A second Dallas health worker who was part of the team treating Ebola victim Thomas Eric Duncan tested positive for the disease, Texas officials said Wednesday morning, adding that there is a "very real possibility" that more cases could turn up.
The female hospital worker, who has not been identified, presented with a fever Tuesday night and was isolated within 90 minutes of her elevated temperature reading, officials say. Ebola is not contagious before symptoms develop, the Texas Department of Health said in a statement, but it added that it will be monitoring any potential exposures in the community. The Centers for Disease Control and Prevention in Atlanta, meanwhile, will perform a second test to confirm the diagnosis.
"While this is troubling news for the patient, the patient’s family and colleagues and the greater Dallas community," the CDC said in a statement, "the CDC and the Texas Department of State Health Services remain confident that wider spread in the community can be prevented with proper public health measures including ongoing contact tracing, health monitoring among those known to have been in contact with the index patient and immediate isolations if symptoms develop."
Unidentified nurses at Texas Health Presbyterian, where Duncan was treated on September 28, allege that the hospital had an insufficient safety protocol, describing a "confused and chaotic" emergency room where the patient was left out of isolation for hours. The nursing staff, they said, was given flimsy protective gear and was not properly trained to avoid infection. “There was no advanced preparedness on what to do with the patient. There was no protocol. There was no system. The nurses were asked to call the infectious disease department” with questions, the nurses said in a statement released by National Nurses United. “Hospital officials allowed nurses who interacted with Mr. Duncan to then continue normal patient-care duties."

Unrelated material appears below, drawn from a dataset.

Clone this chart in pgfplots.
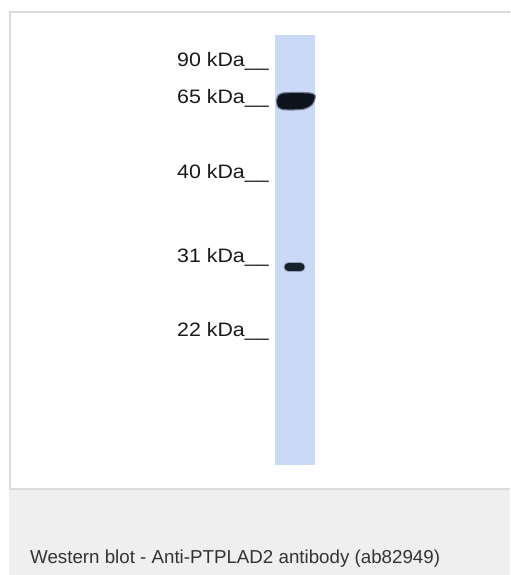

The CDC said that the issue was a matter for the state health department to take up. But Tuesday, Director Thomas Frieden admitted that the agency regretted its initial response to the initial Ebola diagnosis. In the future, he said during a news conference, the CDC will send an "Ebola response team" to any hospital with a confirmed Ebola case. “I wish we had put a team like this on the ground the day the first patient was diagnosed,” he said. “That might have prevented this [second] infection. But we will do that from today onward with any case anywhere in the U.S.”
In West Africa, the epicenter of the epidemic, the death rate for Ebola has risen to 70 percent, the World Health Organization said Tuesday, up from the previous estimate of about 50 percent. In two months' time, it added, the outbreak could escalated to a point where there are up to 10,000 new cases per week. The official death toll, which mostly comes from West Africa, has risen to 4,447. If the world doesn't up its response, WHO assistant director-general Dr. Bruce Aylward warned, "a lot more people will die."